“Are there other churches like yours?” a friend asked. “I mean multi-cultural, multi-race? I have not encountered any or heard of churches with such a wide mix?”
I had never thought about it. Certainly, I know of churches with two or three ethnic groups. But I don’t know any church with quite the spread that we have. Nor do I know of churches where people of so many different religions and cultures relate so easily together. We don’t have the full range of ethnicities by any means. I greatly regret the small number of Maori and Pacifica people but we do have people from most of the rest of the world.
How have we become like this? Two things come to mind. One is our lounge. The second is fish.
In the course of my work, I have visited large churches (congregations of 500 hundred and more) and one megachurch ( 3000 plus attending). Most, if not all of these have a coffee shop. But I have not seen anything like our large lounge area.
A few features combine to make the space unique. It is spacious, light and comfortable. The human environment is usually friendly and welcoming – as per our motto – ‘Reaching out and Welcoming in’. Tea and coffee are always available. Nowadays these refreshments are free.
We used to have a carved wooden representation of two outstretched, cupped hand with a sign ‘Donations’ fixed to it. I recently have taken this away. I think the only function the begging hands played was teaching people how to steal. Over a couple of years, I noted that any amount involving gold coins – $1 or $2 – seldom lasted the day. As a test of this ‘teaching to steal theory’, a friend put in a $5 note. It was gone within the hour. The last time I saw the begging hand in use it had in it three one-cent coins. These remained a few days.
However, the lounge has many life-giving benefits. In its relaxed atmosphere, toddlers play, colour and read in the children’s corner, mothers feed their babies and other adults talk, read or occupy themselves with their devices. Wi-Fi is free. To my mind, the best feature of the space is that we do not make any demands on anyone. The staff is around to help them but we do not ask for anything in return. Although many people do not understand me, I believe this is the Jesus’ way. This is an expression of the love of God.

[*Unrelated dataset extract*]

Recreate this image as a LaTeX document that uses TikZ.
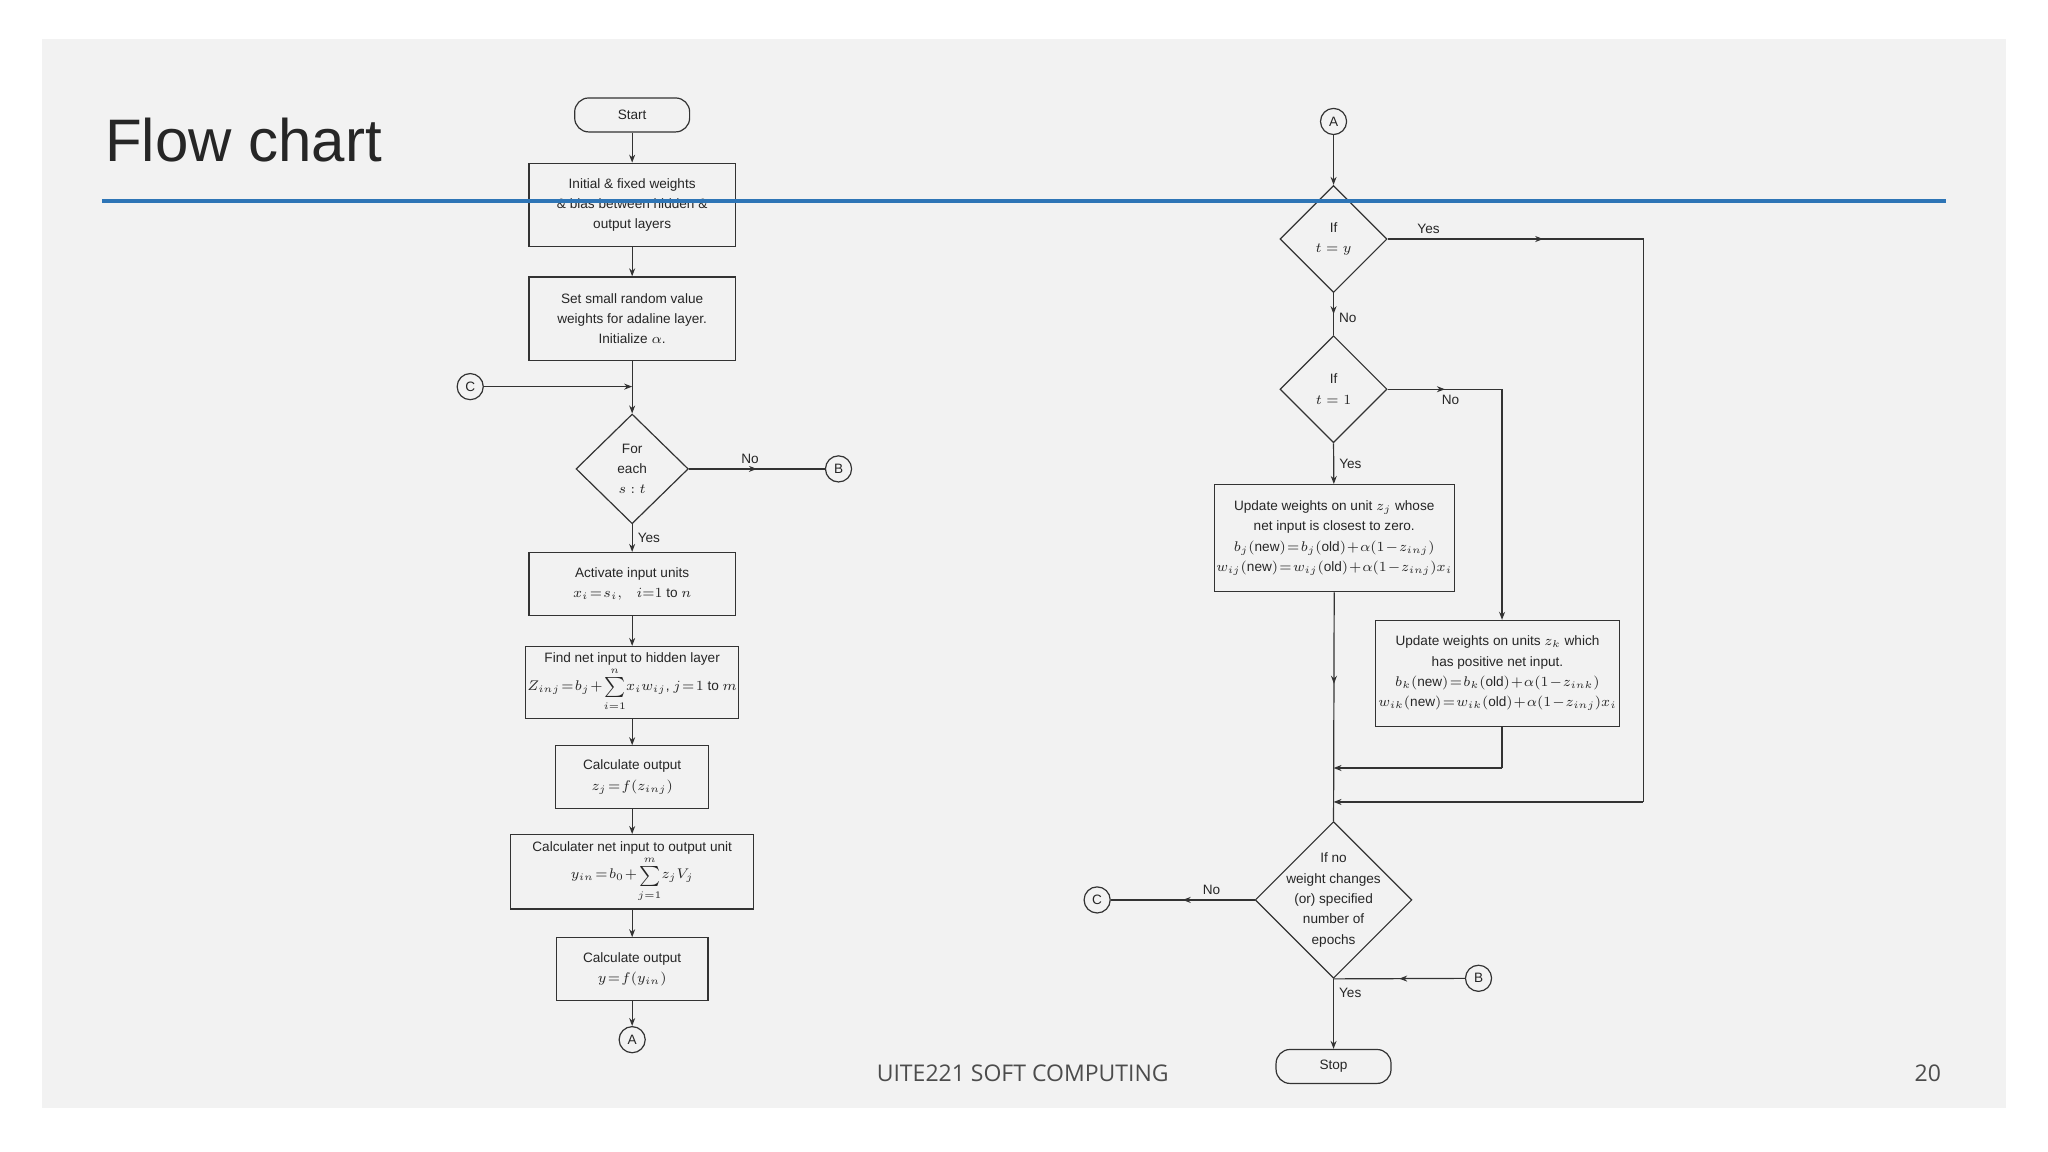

This is quite different to the way megachurches understand contact with the spirit of God. In cavernous, windowless building, with multiple screens and theatre stage lighting and effects, they invite their audience to make a connection with the divine. In a recent visit, I couldn’t find any foyer space to sit and talk, other than their commercially managed coffee shop.
Some years ago, an old friend from another city asked to stay with us while she attended a growth and leadership conference. Each day she travelled into the huge venue where the conference was being held. There were close to 3000 delegates. Throughout the week our friend bubbled with enthusiasm as to as the inspiring leadership and the wonderful worship times. As she was preparing to leave I asked her had she made any friends at the conference. She hesitated for a moment and then said, “Yes. There was one person. On three days, I ate my lunch with the same woman”. “Will you keep in touch?” I asked. “No – we never exchanged our names” she replied.
I can’t imagine worshipping God without being touch in some way with the people around me. Jesus said, “Love one another”. Being connected to those around me and growing in relationships is a core component of my understanding of what it means to be in touch with Jesus. In my experience, the great benefit of conferences has been the networking and relationships formed with fellow delegates.
In the matter of ‘Reaching Out and Welcoming in’ the fish help greatly. Soon after our complex opened we were given a beautiful fish tank which had within it one large fish. The idea of installing a fish tank in our lounge never occurred to any of us. Soon after its arrival, it became apparent that we would have to engage professional help to care for this fish and the tank and that would cost money. To start us off one of our members donated enough money to care for the fish for six months. Now, it costs $140 per month to keep our tank stocked with interesting fish and the water clean. Would you like to help – sponsor the fish for 3 or 6 months? Talk to Betty Bullot 575 8571. Thank you.
The truth is that fish talk. They can speak Cantonese, Russian, French, Japanese, Korean and Spanish. And if someone arrives next week from Outer Mongolia, they will talk their language too. Fish talk to babies and toddlers, and grandparents. Newcomers from any culture or any religion who are not sure where to look can examine the fish and it visibly relaxes them.
Right now, our Sunday church services are in a bit of a slump. Sadly, we have lost through death some of our heroes in the faith. But, where are the younger ones? I wonder if our understanding of Christianity and church life suits the world in which we live? Maybe, today’s 30’s and 40’s and younger people, want to be anonymous in an excited “Britain’s Got Talent”, atmosphere, listening to preachers who never have any doubts. Maybe our meeting and greeting and working to create community is not what the younger generations want? It may not be what they want but I do believe it is what many of them, their teens and their children need.
Whatever, when feeling down I turn on the timing-light beside the fish tank and the brightly lit fish talk to me. They will talk to anyone who cares to listen. They are always beautiful and always positive. And they seem to calmly say, ‘Never give up!’ As I read the Bible and pray I hear Jesus saying the same thing.